Add log-odds conjunction fusion for BB25 hybrid search#1041
Add log-odds conjunction fusion for BB25 hybrid search#1041davidmezzetti merged 3 commits intoneuml:masterfrom
Conversation
BB25 normalization outputs calibrated probabilities, but the existing hybrid fusion uses convex combination which discards the Bayesian probability semantics. This causes BB25 to regress on 4/5 BEIR datasets. Add log-odds conjunction fusion (from "From Bayesian Inference to Neural Computation") that correctly combines probability signals in logit space with per-query dynamic calibration for dense cosine scores. - scoring/normalize.py: Extract Bayesian method check into isbayes() - scoring/base.py: Add default isbayes() returning False - scoring/tfidf.py: Add isbayes() delegating to normalizer - search/base.py: Add logodds(), convex(), rrf() fusion methods; dispatch based on isbayes() BEIR nDCG@10 results (BB25+LogOdds vs Default): arguana +2.23, fiqa +2.03, scidocs +0.62, scifact +1.33, nfcorpus -1.96
|
Thank you for this and the detailed explanation. If someone just enabled scoring only indexing and enabled bayes, do the the scores work? Or do they need the logic in logodds to work even in standalone? i.e. embeddings = Embeddings(
keyword=True,
scoring={"method": "bm25", "terms": True, "normalize": "bb25"}
)I like the new methods to combine scores. I think it would be good to split that up into a separate subclass to containerize it (something like hybrid and similar to what we did with scoring normalizer). |
|
Thanks for the review!
Sparse-only BB25: Yes, it works standalone. When there's no ANN index, the hybrid flag is False and the fusion logic (logodds/convex/rrf) is never reached -- sparse results are returned directly with BB25 probabilities from the normalizer.
Subclass extraction: Good idea. I'll refactor the fusion methods into a separate Hybrid class (similar to Normalize) so Search delegates to it based on the scoring configuration. |
Move logodds, convex, and rrf fusion methods from Search into a dedicated Hybrid class, following the same pattern as Normalize.
|
Running the tests now.
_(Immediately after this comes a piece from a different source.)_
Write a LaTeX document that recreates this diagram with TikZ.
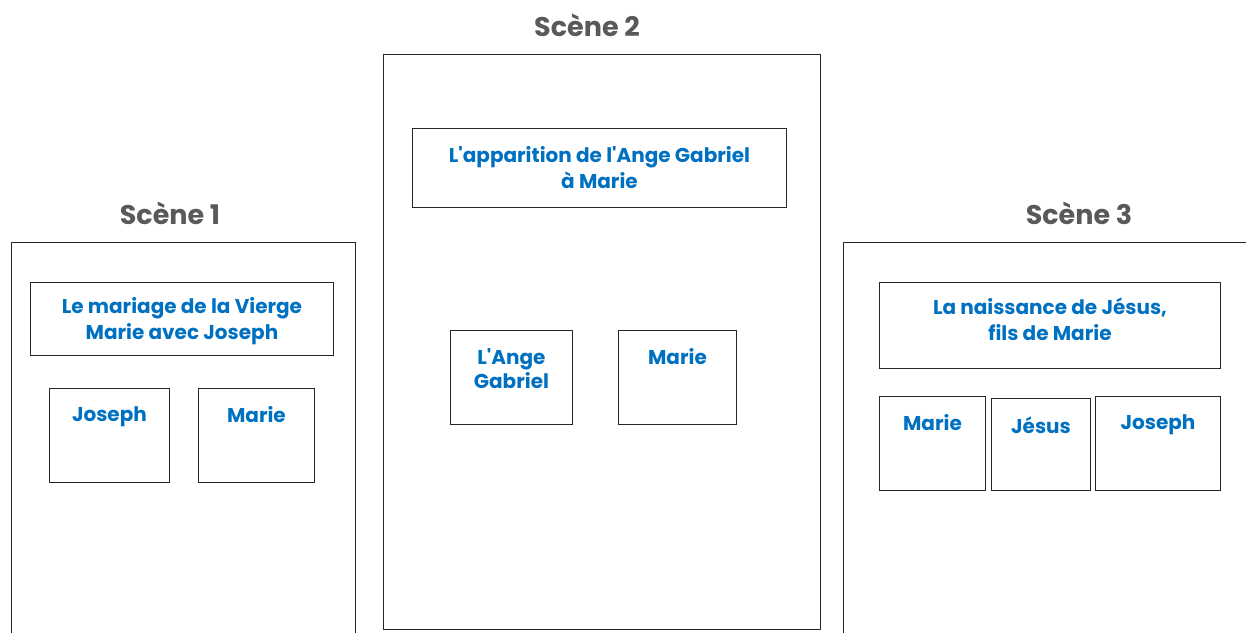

Once complete, I'll merge and re-run the benchmarks and report back. Thank you for this! |
|
@jaepil Just ran the build. It's failing due to the coding conventions failing. If you wanted to fix this, you'd just need to install pre-commit to see the issues: https://github.com/neuml/.github/blob/master/CONTRIBUTING.md#set-up-a-development-environment If you don't have time for that, I can merge and fix after that. |
@davidmezzetti I'm going to fix it now. |
- Fix black formatting: remove unnecessary parentheses, remove spaces around ** - Fix pylint too-many-branches: extract calibrate() method from logodds() - Fix pylint unused-variable: rename score to _ in rrf()
|
@davidmezzetti Fixed the coding convention issues (black formatting + pylint warnings). The CI should pass now. |
|
The other minor thing coding convention wise is the repo doesn't use "_" variable notation. But I can modify that after the merge too. |
|
@jaepil Merged! I just ran the tests locally and they match. Thank you once again for adding this algorithm in! |
|
@davidmezzetti Thank you for the thorough review and for merging! I'll keep the |
|
I just added tests for this code and added a couple code standardizations. Task complete! Thanks again. |
Summary
logodds(),convex(), andrrf()methodsisbayes()on scoring classes to select the appropriate fusion strategyMotivation
BB25 normalization outputs calibrated probabilities in [0, 1]. The existing convex combination fusion (
w * dense + (1-w) * sparse) treats these as raw weights, discarding the Bayesian probability semantics. Log-odds conjunction fuses evidence in logit space where independent probability signals combine additively -- the mathematically correct way to accumulate Bayesian evidence.BEIR Benchmark Results (nDCG@10)
4/5 datasets improved. Average delta: +0.85 across all 5 datasets.
The nfcorpus regression is an inherent property of logit-space fusion on a corpus with very short queries (median 2 words), many relevant documents per query (38.2 avg), and graded relevance levels. The nonlinear logit transform reorders documents whose scores are very close, which slightly hurts fine-grained ordering among many high-scoring relevant documents.
For nfcorpus-like corpora, the reference BB25 implementation's parameter learning feature (
BayesianProbabilityTransform.fit()) can recover the regression by fitting a stable global beta from relevance judgments, which prevents the per-query median from being thrown off by many near-identical BM25 scores from short queries. In our experiments, learned parameters brought nfcorpus from 32.83% back to 34.88%, surpassing the default baseline.